Frequently Asked Questions
What is a sales compensation survey?
A sales compensation survey is a structured study that collects data on salary, commissions, incentives, and compensation structures across sales roles. It helps companies benchmark pay against industry standards, improve compensation fairness, and attract or retain top-performing sales talent.
How do I benchmark my sales compensation against industry standards?
You can benchmark sales compensation by analyzing peer data from third-party survey reports, internal company metrics, and online surveys. Key metrics include base salary, variable pay, quota attainment rates, and incentive structures. This comparison helps identify gaps, validate pay competitiveness, and adjust compensation plans strategically.
What roles are included in a typical sales compensation survey?

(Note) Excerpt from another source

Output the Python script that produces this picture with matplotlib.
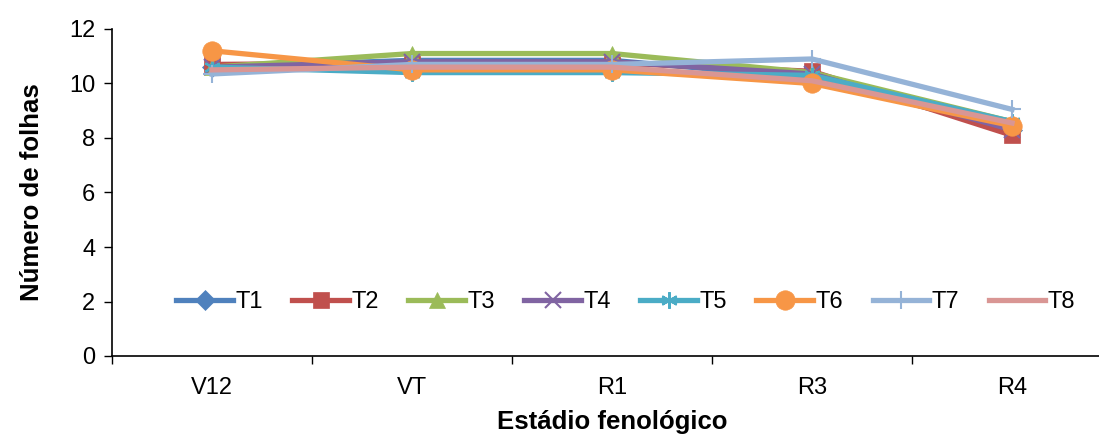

A typical sales compensation survey covers roles such as Sales Development Representatives (SDRs), Account Executives (AEs), Customer Success Managers (CSMs), and Sales Leaders. It also segments compensation by region, company size, industry, and sales team structure for better benchmarking.
What insights can I get from a 2025 sales compensation survey?
The 2025 sales compensation surveys reveal trends like the rise of performance-based pay, regional adjustments for remote work, and increased demand for transparency. Companies are leveraging these insights to redesign plans that align better with sales outcomes, motivate reps, and stay competitive in a shifting labor market.
How often should I review sales compensation data?
Sales compensation data should be reviewed annually to stay aligned with market trends and business goals. Regular reviews help identify outdated pay structures, respond to quota-setting challenges, and adapt to evolving team needs or economic conditions.
How do I use survey data to improve rep motivation and performance?
Survey data reveals what compensation models drive motivation and performance. By aligning compensation structures—such as base-to-variable pay ratios and realistic quotas—with survey insights, companies can improve incentive alignment, reduce attrition, and boost sales productivity.